Indonesian and Palestinian diplomats meet ahead of emergency meeting over Jerusalem

Indonesian foreign minister Retno Marsudi meeting Palestinian foreign minister Riyad Al-Maliki in Amman, Jordan, on Dec 11.
Indonesian foreign minister Retno Marsudi meeting Palestinian foreign minister Riyad Al-Maliki in Amman, Jordan, on Dec 11.ST PHOTO: DAWN TAN

JAKARTA - Indonesian and Palestinian foreign ministers have met to discuss proposals for Wednesday's (Dec 13) emergency meeting of the Organisation of Islamic Cooperation (OIC) in response to United States President Donald Trump's recent decision on Jerusalem.

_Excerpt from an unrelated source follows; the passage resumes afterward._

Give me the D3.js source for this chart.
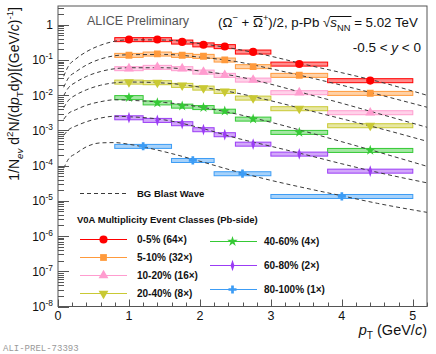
<!DOCTYPE html>
<html>
<head>
<meta charset="utf-8">
<script src="https://cdn.jsdelivr.net/npm/d3@7"></script>
<style>
  body { margin: 0; background: #fff; }
  svg { display: block; font-family: "Liberation Sans", Arial, sans-serif; }
</style>
</head>
<body>
<div id="chart"></div>
<script>
// pT bins (GeV/c) and mean pT of each bin
const binEdges = [0.8, 1.2, 1.6, 1.9, 2.2, 2.5, 3.0, 3.8, 5.0];
const ptMean = [1.0, 1.4, 1.75, 2.05, 2.35, 2.75, 3.4, 4.4];
const binEdgesPeriph = [0.8, 1.6, 2.2, 3.0, 5.0];
const ptMeanPeriph = [1.2, 1.9, 2.6, 4.0];

const classLabels = ['0-5%', '5-10%', '10-20%', '20-40%', '40-60%', '60-80%', '80-100%'];
const scaleFactors = [64, 32, 16, 8, 4, 2, 1];

// unscaled yields 1/Nev d2N/(dpT dy)
const yield0005 = [5.94e-3, 5.94e-3, 5.07e-3, 4.22e-3, 3.76e-3, 2.64e-3, 1.20e-3, 4.06e-4];
const yield0510 = [4.25e-3, 4.63e-3, 4.25e-3, 3.98e-3, 3.13e-3, 2.03e-3, 1.15e-3, 3.54e-4];
const yield1020 = [3.56e-3, 3.88e-3, 3.56e-3, 2.85e-3, 2.30e-3, 1.69e-3, 7.41e-4, 2.00e-4];
const yield2040 = [2.96e-3, 2.85e-3, 2.39e-3, 2.00e-3, 1.61e-3, 1.04e-3, 5.20e-4, 1.71e-4];
const yield4060 = [2.15e-3, 1.52e-3, 1.23e-3, 1.12e-3, 8.84e-4, 5.27e-4, 2.21e-4, 6.80e-5];
const yield6080 = [1.15e-3, 9.68e-4, 7.80e-4, 5.27e-4, 3.80e-4, 2.05e-4, 1.07e-4, 3.51e-5];
const yield80100 = [3.54e-4, 1.41e-4, 5.93e-5, 1.34e-5];
const sysRel = 0.13;

// BG blast wave curves (unscaled)
const bwPt = [0.08, 0.15, 0.25, 0.4, 0.6, 0.8, 1.0, 1.5, 2.0, 2.5, 3.0, 3.5, 4.0, 4.5, 5.2];
const bw0005 = [5.38e-4, 1.07e-3, 1.66e-3, 2.67e-3, 4.09e-3, 5.31e-3, 5.82e-3, 5.74e-3, 4.54e-3, 3.21e-3, 1.99e-3, 1.14e-3, 6.77e-4, 3.88e-4, 1.55e-4];
const bw0510 = [5.24e-4, 9.82e-4, 1.43e-3, 2.24e-3, 3.32e-3, 4.11e-3, 4.39e-3, 4.48e-3, 3.75e-3, 2.83e-3, 1.76e-3, 1.04e-3, 5.97e-4, 3.32e-4, 1.42e-4];
const bw1020 = [6.05e-4, 1.03e-3, 1.45e-3, 2.12e-3, 2.93e-3, 3.52e-3, 3.75e-3, 3.75e-3, 3.04e-3, 2.18e-3, 1.28e-3, 6.85e-4, 3.68e-4, 1.91e-4, 7.66e-5];
const bw2040 = [5.48e-4, 9.02e-4, 1.26e-3, 1.77e-3, 2.39e-3, 2.81e-3, 2.95e-3, 2.76e-3, 2.12e-3, 1.46e-3, 8.67e-4, 4.81e-4, 2.67e-4, 1.48e-4, 6.13e-5];
const bw4060 = [5.17e-4, 7.65e-4, 9.62e-4, 1.29e-3, 1.63e-3, 1.85e-3, 1.79e-3, 1.55e-3, 1.16e-3, 7.41e-4, 4.25e-4, 2.28e-4, 1.19e-4, 6.17e-5, 2.39e-5];
const bw6080 = [3.63e-4, 5.23e-4, 6.63e-4, 8.78e-4, 1.12e-3, 1.26e-3, 1.22e-3, 9.94e-4, 5.93e-4, 3.08e-4, 1.77e-4, 1.01e-4, 5.63e-5, 3.23e-5, 1.62e-5];
const bw80100 = [8.38e-5, 1.56e-4, 2.19e-4, 3.42e-4, 4.42e-4, 4.50e-4, 4.03e-4, 2.47e-4, 1.33e-4, 6.89e-5, 3.82e-5, 2.27e-5, 1.39e-5, 8.49e-6, 4.71e-6];

const yTickLabels = ['10^-8', '10^-7', '10^-6', '10^-5', '10^-4', '10^-3', '10^-2', '10^-1', '1'];
const xTickLabels = ['0', '1', '2', '3', '4', '5'];

// styles
const colors = ['#ff0000', '#ff9a3c', '#ff9ccf', '#c9c934', '#35c935', '#9b3cf5', '#3c9cf5'];
const symbols = ['circle', 'square', 'triUp', 'triDown', 'star', 'diamond', 'cross'];

const W = 436, H = 354;
const frame = {left: 58, right: 427, top: 6, bottom: 306.5};

const svg = d3.select('#chart').append('svg')
    .attr('width', W)
    .attr('height', H);

const x = d3.scaleLinear().domain([0, 5.2]).range([frame.left, frame.right]);
const y = d3.scaleLog().domain([1e-8, 3.4]).range([frame.bottom, frame.top]);

svg.append('defs').append('clipPath').attr('id', 'clip')
  .append('rect')
    .attr('x', frame.left).attr('y', frame.top)
    .attr('width', frame.right - frame.left)
    .attr('height', frame.bottom - frame.top);

// rich text helper: parts = [{t, i, v:'sup'|'sub'}]
function rich(sel, parts, fs) {
  let cur = 0;
  const spans = [];
  parts.forEach(p => {
    const shift = p.v === 'sup' ? -0.42 * fs : p.v === 'sub' ? 0.3 * fs : 0;
    const ts = sel.append('tspan').text(p.t).attr('dy', shift - cur);
    cur = shift;
    if (p.v) ts.attr('font-size', fs * 0.7);
    if (p.i) ts.attr('font-style', 'italic');
    spans.push(ts);
  });
  return spans;
}

function markerPath(kind, size) {
  switch (kind) {
    case 'circle': return d3.symbol(d3.symbolCircle, size)();
    case 'square': return d3.symbol(d3.symbolSquare, size)();
    case 'triUp': return d3.symbol(d3.symbolTriangle, size)();
    case 'triDown': return d3.symbol(d3.symbolTriangle, size)();
    case 'star': return d3.symbol(d3.symbolStar, size)();
    case 'diamond': return d3.symbol(d3.symbolDiamond, size)();
    case 'cross': return d3.symbol(d3.symbolCross, size)();
  }
}

function drawMarker(g, kind, color, cx, cy) {
  const sizes = {circle: 52, square: 46, triUp: 42, triDown: 42, star: 34, diamond: 30, cross: 36};
  let t = `translate(${cx},${cy})`;
  if (kind === 'triDown') t += ' rotate(180)';
  if (kind === 'diamond') t += ' scale(0.65,1.15)';
  g.append('path')
      .attr('d', markerPath(kind, sizes[kind]))
      .attr('transform', t)
      .attr('fill', color);
}

const classes = [
  {edges: binEdges, pt: ptMean, vals: yield0005, bw: bw0005},
  {edges: binEdges, pt: ptMean, vals: yield0510, bw: bw0510},
  {edges: binEdges, pt: ptMean, vals: yield1020, bw: bw1020},
  {edges: binEdges, pt: ptMean, vals: yield2040, bw: bw2040},
  {edges: binEdges, pt: ptMean, vals: yield4060, bw: bw4060},
  {edges: binEdges, pt: ptMean, vals: yield6080, bw: bw6080},
  {edges: binEdgesPeriph, pt: ptMeanPeriph, vals: yield80100, bw: bw80100}
];

const plot = svg.append('g').attr('clip-path', 'url(#clip)');

// systematic boxes
classes.forEach((c, k) => {
  const s = scaleFactors[k];
  c.vals.forEach((v, i) => {
    const top = y(v * s * (1 + sysRel));
    const bot = y(v * s * (1 - sysRel));
    plot.append('rect')
        .attr('x', x(c.edges[i]))
        .attr('y', top)
        .attr('width', x(c.edges[i + 1]) - x(c.edges[i]))
        .attr('height', bot - top)
        .attr('fill', colors[k])
        .attr('fill-opacity', 0.45)
        .attr('stroke', colors[k])
        .attr('stroke-width', 1);
  });
});

// blast wave curves
const line = d3.line().curve(d3.curveMonotoneX);
classes.forEach((c, k) => {
  const s = scaleFactors[k];
  plot.append('path')
      .attr('d', line(bwPt.map((p, i) => [x(p), y(c.bw[i] * s)])))
      .attr('fill', 'none')
      .attr('stroke', '#3a3a3a')
      .attr('stroke-width', 1)
      .attr('stroke-dasharray', '4,3');
});

// markers
classes.forEach((c, k) => {
  const s = scaleFactors[k];
  c.vals.forEach((v, i) => drawMarker(plot, symbols[k], colors[k], x(c.pt[i]), y(v * s)));
});

// frame
svg.append('rect')
    .attr('x', frame.left).attr('y', frame.top)
    .attr('width', frame.right - frame.left)
    .attr('height', frame.bottom - frame.top)
    .attr('fill', 'none')
    .attr('stroke', '#555')
    .attr('stroke-width', 1);

// y axis ticks (inside)
const axis = svg.append('g').attr('stroke', '#555').attr('stroke-width', 1);
const decades = d3.range(-8, 1).map(e => Math.pow(10, e));
y.ticks().forEach(t => {
  const isMajor = decades.some(d => Math.abs(t / d - 1) < 1e-6);
  axis.append('line')
      .attr('x1', frame.left).attr('x2', frame.left + (isMajor ? 11 : 6))
      .attr('y1', Math.round(y(t)) + 0.5).attr('y2', Math.round(y(t)) + 0.5);
});
// x axis ticks
d3.range(0, 27).map(i => i * 0.2).forEach(t => {
  if (t > 5.2) return;
  const isMajor = Math.abs(t - Math.round(t)) < 1e-6;
  axis.append('line')
      .attr('x1', Math.round(x(t)) + 0.5).attr('x2', Math.round(x(t)) + 0.5)
      .attr('y1', frame.bottom).attr('y2', frame.bottom - (isMajor ? 7 : 4));
});

// tick labels
yTickLabels.forEach((lab, i) => {
  const t = svg.append('text')
      .attr('x', 53)
      .attr('y', y(decades[i]) + 4.5)
      .attr('text-anchor', 'end')
      .attr('font-size', 12)
      .attr('fill', '#111');
  if (lab === '1') t.text('1');
  else rich(t, [{t: '10'}, {t: lab.split('^')[1], v: 'sup'}], 12);
});
xTickLabels.forEach((lab, i) => {
  svg.append('text')
      .attr('x', x(i))
      .attr('y', 320)
      .attr('text-anchor', 'middle')
      .attr('font-size', 12.5)
      .attr('fill', '#111')
      .text(lab);
});

// axis titles
const xt = svg.append('text')
    .attr('x', frame.right)
    .attr('y', 335)
    .attr('text-anchor', 'end')
    .attr('font-size', 14.5)
    .attr('fill', '#111');
rich(xt, [{t: 'p', i: true}, {t: 'T', v: 'sub'}, {t: ' (GeV/'}, {t: 'c', i: true}, {t: ')'}], 14.5);

const yt = svg.append('text')
    .attr('transform', 'translate(19,7) rotate(-90)')
    .attr('text-anchor', 'end')
    .attr('font-size', 14)
    .attr('fill', '#111');
rich(yt, [
  {t: '1/N'}, {t: 'ev', v: 'sub', i: true}, {t: ' d'}, {t: '2', v: 'sup'}, {t: 'N/(d'},
  {t: 'p', i: true}, {t: 'T', v: 'sub'}, {t: 'd'}, {t: 'y', i: true},
  {t: ')[(GeV/'}, {t: 'c', i: true}, {t: ')'}, {t: '-1', v: 'sup'}, {t: ']'}
], 14);

// texts in the frame
svg.append('text')
    .attr('x', 87).attr('y', 25)
    .attr('font-size', 12.5)
    .attr('fill', '#555')
    .text('ALICE Preliminary');

const title = svg.append('text')
    .attr('x', 218).attr('y', 27)
    .attr('font-size', 13.3)
    .attr('fill', '#111');
const tsp = rich(title, [
  {t: '(\u03A9'}, {t: '\u2212', v: 'sup'}, {t: ' + '}, {t: '\u03A9'}, {t: '+', v: 'sup'},
  {t: ')/2, p-Pb '}, {t: '\u221A'}, {t: 's', i: true}, {t: 'NN', v: 'sub'}, {t: ' = 5.02 TeV'}
], 13.3);
// overlines: anti-Omega and square root
const ob = tsp[3].node().getBBox();
svg.append('line')
    .attr('x1', ob.x + 0.5).attr('x2', ob.x + ob.width - 0.5)
    .attr('y1', ob.y + 1.5).attr('y2', ob.y + 1.5)
    .attr('stroke', '#111').attr('stroke-width', 1);
const rb = tsp[6].node().getBBox();
const nb = tsp[8].node().getBBox();
svg.append('line')
    .attr('x1', rb.x + rb.width - 1).attr('x2', nb.x + nb.width + 1)
    .attr('y1', rb.y + 1.5).attr('y2', rb.y + 1.5)
    .attr('stroke', '#111').attr('stroke-width', 1);

const rap = svg.append('text')
    .attr('x', 421).attr('y', 52)
    .attr('text-anchor', 'end')
    .attr('font-size', 13.5)
    .attr('fill', '#111');
rich(rap, [{t: '-0.5 < '}, {t: 'y', i: true}, {t: ' < 0'}], 13.5);

// legend
const leg = svg.append('g').attr('font-size', 9.5).attr('font-weight', 'bold').attr('fill', '#111');
leg.append('line')
    .attr('x1', 80).attr('x2', 127)
    .attr('y1', 193.5).attr('y2', 193.5)
    .attr('stroke', '#3a3a3a').attr('stroke-dasharray', '4,3');
leg.append('text').attr('x', 137).attr('y', 197).text('BG Blast Wave');
leg.append('text').attr('x', 77).attr('y', 223).text('V0A Multiplicity Event Classes (Pb-side)');

const legPos = [
  {lx: 80, mx: 103.5, tx: 137, y: 239.5},
  {lx: 80, mx: 103.5, tx: 137, y: 257.5},
  {lx: 80, mx: 103.5, tx: 137, y: 275.5},
  {lx: 80, mx: 103.5, tx: 137, y: 293.5},
  {lx: 210, mx: 232.5, tx: 264, y: 241.5},
  {lx: 210, mx: 232.5, tx: 264, y: 265.5},
  {lx: 210, mx: 232.5, tx: 264, y: 289.5}
];
classLabels.forEach((lab, k) => {
  const p = legPos[k];
  leg.append('line')
      .attr('x1', p.lx).attr('x2', p.lx + 47)
      .attr('y1', p.y).attr('y2', p.y)
      .attr('stroke', colors[k]).attr('stroke-width', 1);
  drawMarker(leg, symbols[k], colors[k], p.mx, p.y);
  leg.append('text')
      .attr('x', p.tx).attr('y', p.y + 3.5)
      .attr('font-size', 10)
      .text(`${lab} (${scaleFactors[k]}\u00D7)`);
});

svg.append('text')
    .attr('x', 3).attr('y', 351)
    .attr('font-family', '"Liberation Mono", "DejaVu Sans Mono", monospace')
    .attr('font-size', 9)
    .attr('fill', '#999')
    .text('ALI-PREL-73393');
</script>
</body>
</html>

Last Wednesday, the US President made a controversial announcement by recognising Jerusalem as Israel's capital and moving the US Embassy from Tel Aviv to the historic city regarded as holy by Jews, Christians and Muslims. Mr Trump's announcement, a reversal of decades of US policy, has been met with angry protests around the world, including in Malaysia and Indonesia.

"In principle, the elements (of proposals) that Palestine and Indonesia will bring to the OIC meeting in Istanbul are very much the same. Therefore we would ask our senior respective officials to work together to prepare draft texts as the proposed outcome of the Istambul meeting," Indonesian foreign minister Retno Marsudi told reporters after meeting her Palestinian counterpart Riyad Al-Maliki in the Jordanian capital Amman  at about 3am Singapore time on Tuesday.

The meeting lasted more than two hours. The video of Ms Retno's statement after the meeting was issued by the foreign ministry in Jakarta on Tuesday morning.

Indonesia's top diplomat is in the Jordanian capital as part of a three-nation tour that includes stops in Turkey and Belgium in a bid to garner political support for Palestine. "After the Istanbul meeting, I will travel to Brussels to meet foreign ministers of the European Union. Palestine appreciates Indonesia's diplomacy to help their struggle," Ms Retno also said.

World leaders have also criticised the move by Mr Trump as going against international law, warning that it could set back the peace process and embolden extremists and hardliners.

Indonesian President Joko Widodo strongly condemned Mr Trump's decision, and urged the US to reconsider it.

Leading Islamic, Protestant, Catholic, Buddhist and Confucian figures in Indonesia issued a joint statement on Monday, condemning what they described as a provocative move by Mr Trump.

Claiming the decision violated international resolutions on the position of Jerusalem, the group also called on the international community to put pressure on Mr Trump and his administration to revoke the controversial decision and to cancel his plan to move the US embassy in Israel from Tel Aviv to Jerusalem, reported The Jakarta Post on Tuesday.

"Trump has ignored the Israel-Palestine peace process that has been built so far, and this will trigger global reactions and will have an impact on the stability and peace of the world," said Reverend Gomar Gultom, the presidium chairman of the Inter-Religions Council and the general secretary of the Indonesian Communion of Churches.